- The Federal Reserve has unveiled the disruptive potential of asset tokenization.
- Real-world assets in DeFi have experienced exponential growth.
- The expanding reach of tokenization has reshaped market behaviors.
The Federal Reserve has issued an extensive working paper examining the realm of asset tokenization and its relationship with risk-weight assets (RWA). In today’s ever-evolving financial landscape, these innovative financial instruments have garnered substantial attention for their potential to transform investment strategies and reshape conventional markets.
DeFi Sector Secures $700 Million in Tokenized Assets
The paper explains that tokenization, similar to stablecoins, consists of five core components: a blockchain, a reference asset, a valuation mechanism, storage or custody, and redemption mechanisms. These elements establish vital links between crypto markets and reference assets, enhancing comprehension of their impact on traditional financial systems.
According to the paper, the estimated market value of tokenized assets on permissionless blockchains reached a significant milestone of $2.15 billion as of May 2023. This valuation encompasses tokens issued by decentralized protocols like Centrifuge and well-established companies such as Paxos Trust.
While the total value locked (TVL) in the DeFi ecosystem has exhibited relative stability since June 2022, categories associated with real-world assets have shown substantial growth, both in absolute value and as a proportion of the overall DeFi ecosystem. Of the estimated $2.15 billion in tokenized assets, approximately $700 million is currently secured within the DeFi sector.

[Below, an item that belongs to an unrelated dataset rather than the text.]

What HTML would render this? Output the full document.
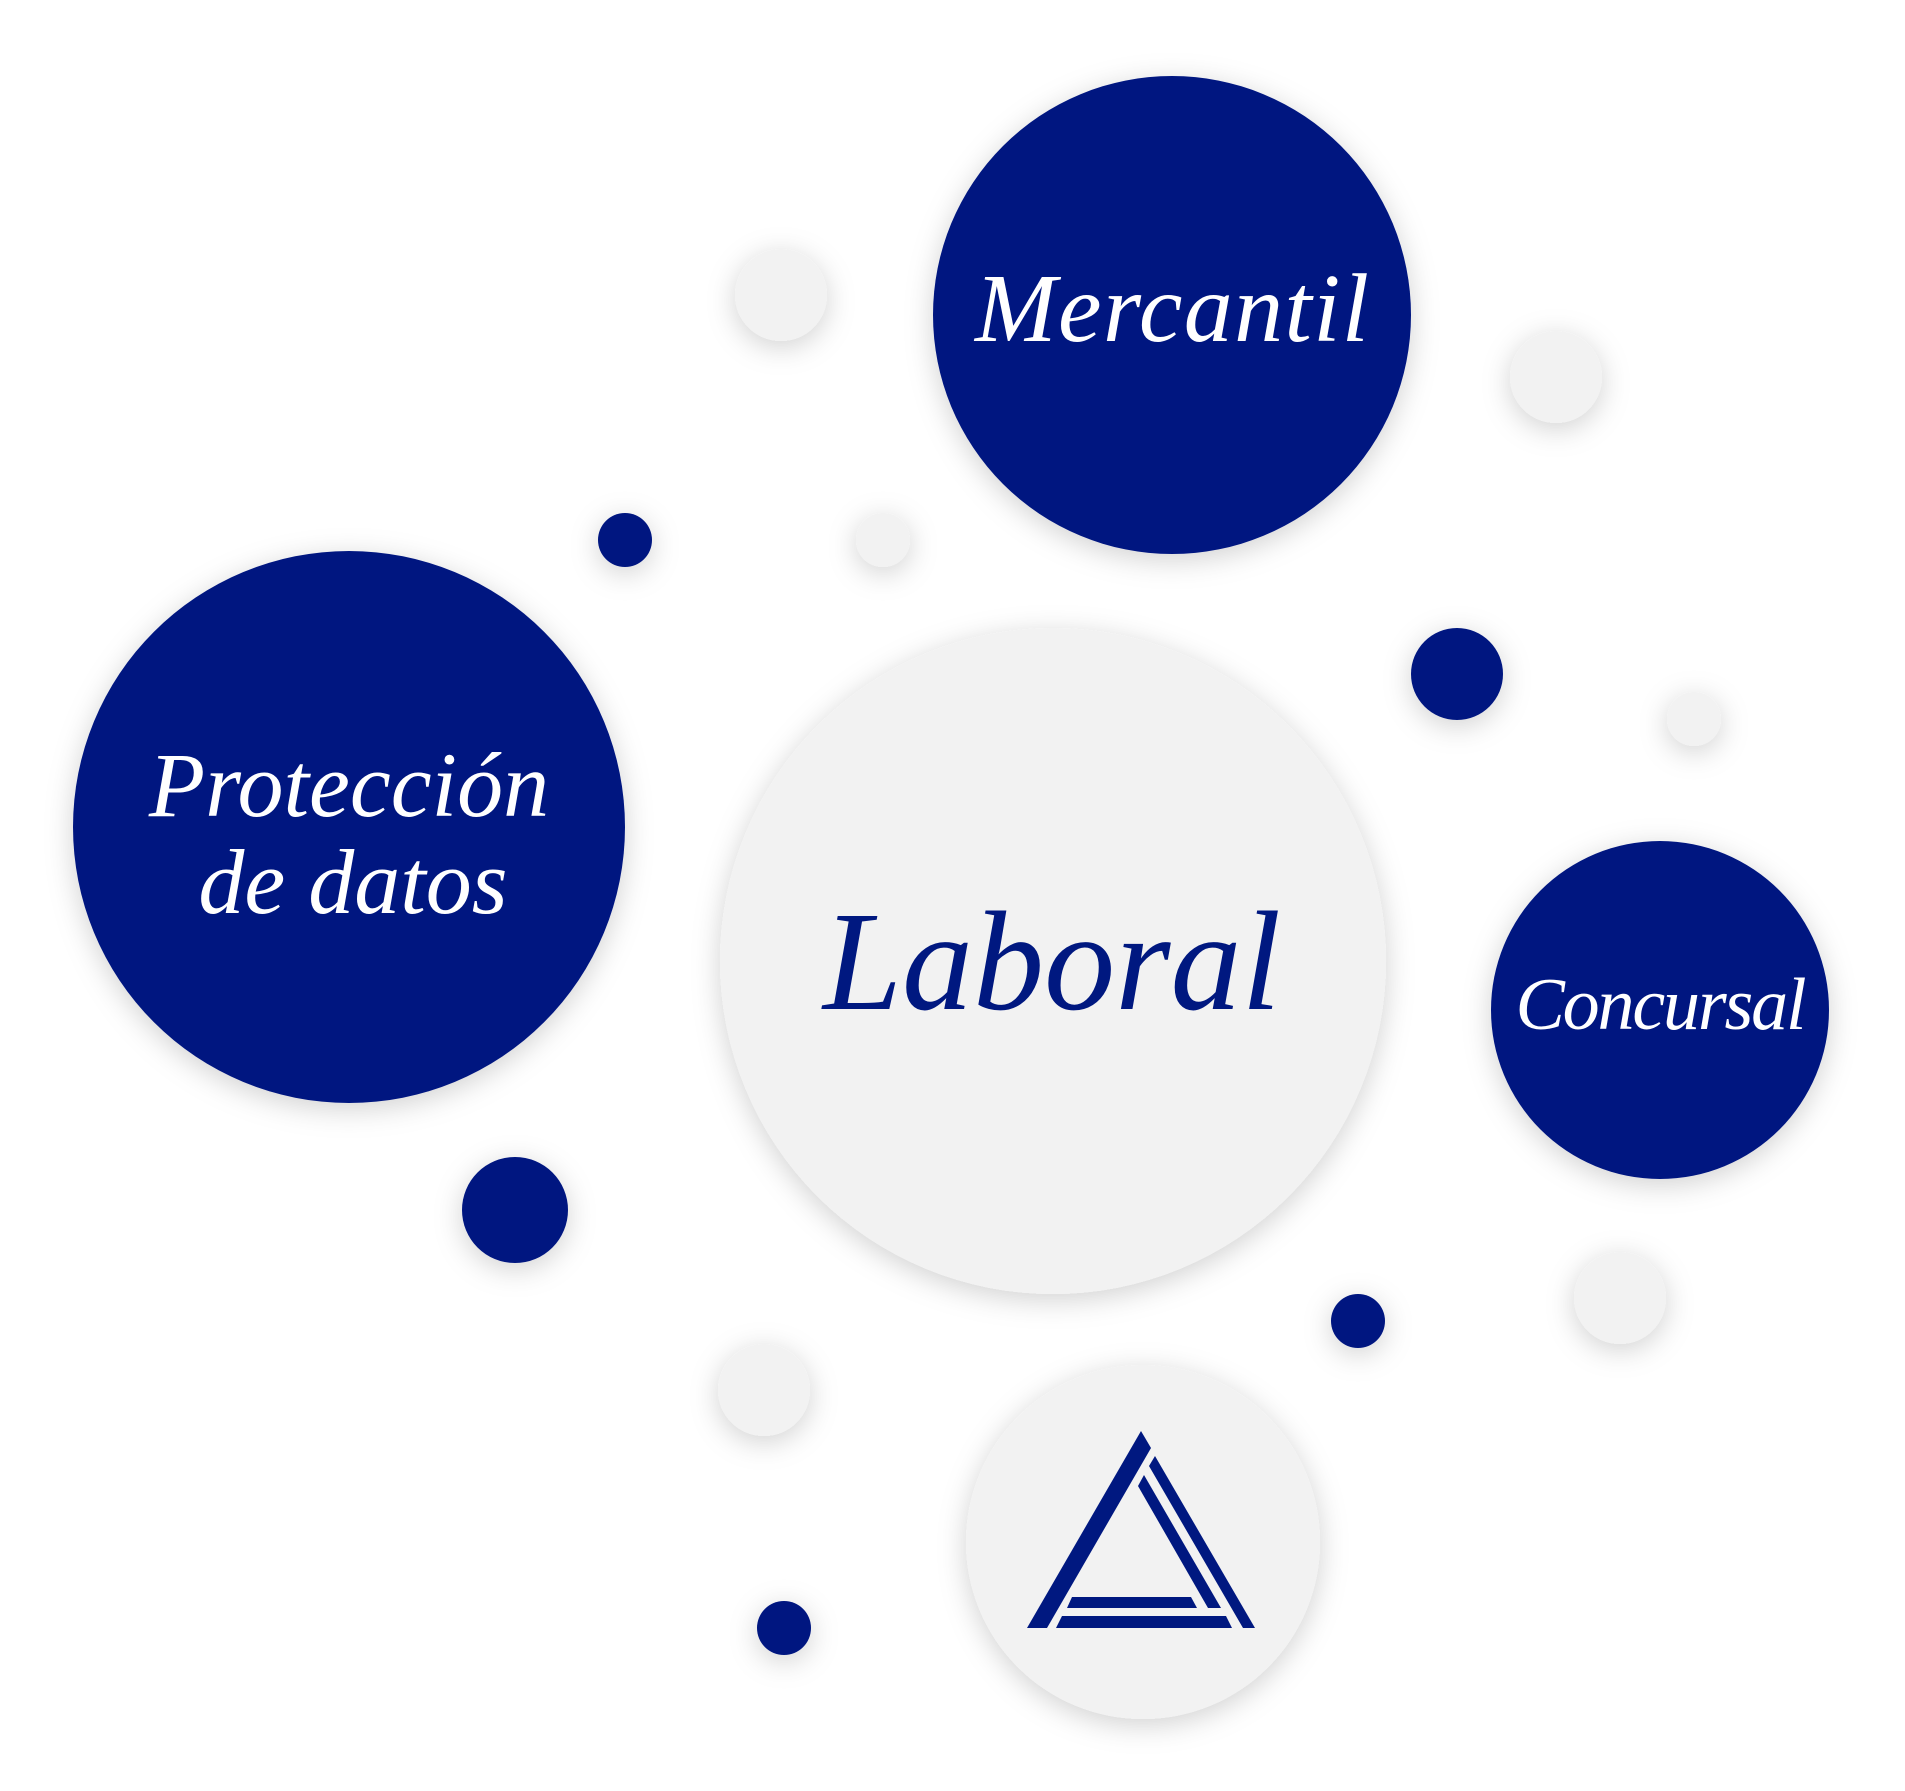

How Crypto Assets are Changing the ETF Market Landscape
A key long-term concern revolves around the interconnections between the digital asset ecosystem and the traditional financial system, particularly through tokenization redemption mechanisms.
In instances where reference assets lack liquidity, vulnerabilities in stress transmission may emerge. This risk is reminiscent of concerns seen in the ETF market, where liquidity, price discovery, and volatility of ETFs closely mirror those of their underlying assets.
Traditional financial institutions may become increasingly exposed to crypto-asset markets through direct ownership or collateralization. This paradigm shift introduces novel dynamics and interconnections that have the potential to influence market behavior in unanticipated ways.
On the Flipside
- The lack of standardized regulations could lead to market volatility and investor protection issues.
- The fast settlement times in tokenization may introduce new forms of market volatility, as trading and liquidity dynamics differ from traditional assets, which could be a double-edged sword for investors.
Why This Matters
This paper’s exploration of asset tokenization and its potential impact on financial stability underscores the critical juncture at which the crypto and traditional financial worlds intersect. Understanding the interplay between these realms is paramount as crypto assets gain prominence, heralding a new era in finance.